I have never read a good word about this film in any movie guide, which frankly baffles me. I think it's a masterpiece, and despite Hardy being one of my favourite authors, I think this is actually better than the novel. It also contains two absolutely perfect moments. But first some general comments. The photography is gorgeous, actually looking more realistic than idyllic, beautiful but sometimes cold and forboding, brooding over the tragic proceedings. Secondly, the remarkable soundtrack by Richard Rodney Bennett lends the movie a good deal of its emotiveness. The use of English folk songs to comment on the proceedings is ingenious, sometimes impressively reflective of the situations, and at points extremely unsettling.
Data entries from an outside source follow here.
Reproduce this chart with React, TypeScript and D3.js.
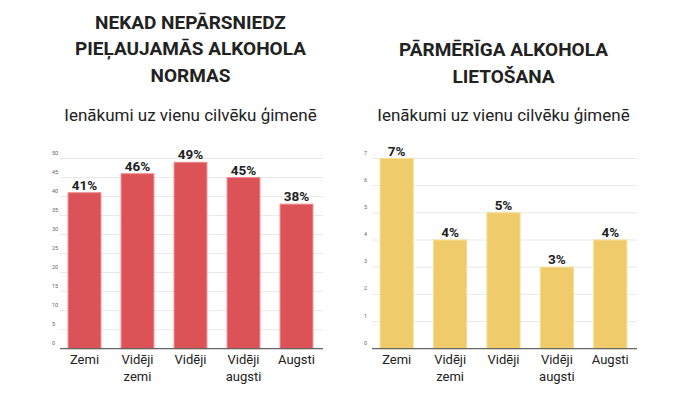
import React from "react";
import * as d3 from "d3";

const categories = ["Zemi", "Vidēji zemi", "Vidēji", "Vidēji augsti", "Augsti"];
const leftValues = [41, 46, 49, 45, 38];
const rightValues = [7, 4, 5, 3, 4];
const leftTicks = [0, 5, 10, 15, 20, 25, 30, 35, 40, 45, 50];
const rightTicks = [0, 1, 2, 3, 4, 5, 6, 7];
const leftTitle = ["NEKAD NEPĀRSNIEDZ", "PIEĻAUJAMĀS ALKOHOLA", "NORMAS"];
const rightTitle = ["PĀRMĒRĪGA ALKOHOLA", "LIETOŠANA"];
const subtitle = "Ienākumi uz vienu cilvēku ģimenē";

const FONT = "Roboto, 'Noto Sans', sans-serif";

function Panel({ values, ticks, max, x0, x1, fill, stroke, title, titleY }: any) {
  const y = d3.scaleLinear().domain([0, max]).range([348.7, 158.5]);
  const x = d3.scaleBand<string>().domain(categories).range([x0, x1]).paddingInner(0.38).paddingOuter(0.19);
  const cx = (x0 + x1) / 2;
  return (
    <g>
      {title.map((t: string, i: number) => (
        <text key={t} x={cx} y={titleY + i * 26.5} textAnchor="middle" fontFamily={FONT} fontWeight={700} fontSize={19} fill="#222" dominantBaseline="central">{t}</text>
      ))}
      <text x={cx} y={115} textAnchor="middle" fontFamily={FONT} fontSize={17} fill="#222" dominantBaseline="central">{subtitle}</text>
      {ticks.map((t: number) => (
        <g key={t}>
          {t > 0 && <line x1={x0 + 2} x2={x1} y1={y(t)} y2={y(t)} stroke="#e8e8e8" strokeWidth={1} />}
          <text x={x0 - 6} y={y(t) - 4} fontFamily={FONT} fontSize={5.5} fill="#666">{t}</text>
        </g>
      ))}
      {categories.map((c, i) => (
        <g key={c}>
          <rect x={x(c)!} y={y(values[i])} width={x.bandwidth()} height={y(0) - y(values[i])} fill={fill} stroke={stroke} strokeWidth={1} />
          <text x={x(c)! + x.bandwidth() / 2} y={y(values[i]) - 8} textAnchor="middle" fontFamily={FONT} fontWeight={700} fontSize={13.5} fill="#222" dominantBaseline="central">{values[i] + "%"}</text>
          {c.split(" ").map((w, j) => (
            <text key={j} x={x(c)! + x.bandwidth() / 2} y={359 + j * 17} textAnchor="middle" fontFamily={FONT} fontSize={13} fill="#222" dominantBaseline="central">{w}</text>
          ))}
        </g>
      ))}
      <line x1={x0 + 2} x2={x1} y1={y(0)} y2={y(0)} stroke="#666" strokeWidth={1.2} />
    </g>
  );
}

export default function App() {
  return (
    <svg width={685} height={399} style={{ position: "absolute", left: 0, top: 0, background: "#fff" }}>
      <Panel values={leftValues} ticks={leftTicks} max={50} x0={58} x1={323} fill="#dc5357" stroke="#ef8a8c" title={leftTitle} titleY={22} />
      <Panel values={rightValues} ticks={rightTicks} max={7} x0={370} x1={637} fill="#efcb6b" stroke="#f7dd8e" title={rightTitle} titleY={49.5} />
    </svg>
  );
}
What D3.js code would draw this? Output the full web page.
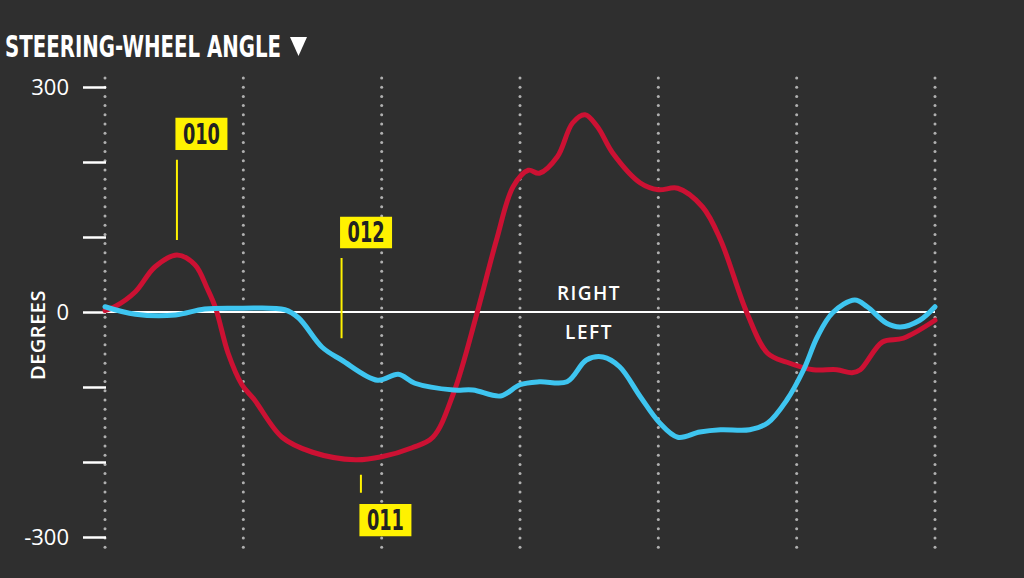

Julie Christie is beautiful and I found her Bathsheba the precise mixture of headstrong independence and vulnerability. Terence Stamp's repulsive Troy is a triumph of casting and Alan Bates is wonderful as the simpliest of her suitors. The film is stolen for me though by Peter Finch, who begins a hat trick of devastating performances, here, in The Trials of Oscar Wilde and Sunday Bloody Sunday. His Boldwood is a remarkable creation, so eligible, so tragic, so lost and helpless. His scene with Bathsheba when she suggests Christmas to be a time when she will make a decision on their future is heartbreaking. "Christmas," he smiles. "I'm happier now." But the scene that should surely secure this movie a place in film history is that in the graveyard. Without spoling the plot for those who have yet to see it, the gargoyle spewing rainwater over the graves as the sound of "The Bold Grenadier" plays is as affecting an image as one is ever likely to see on screen. The Boldwood plot has a darker outcome here than in the book, which I'm sure Hardy would have approved of. This is a beautiful and disturbing movie that does not shy away from Hardy's bleak view of existence, and adds to the mix a strong sense of gritty 60s honesty. Beautiful, devastating and unforgettable.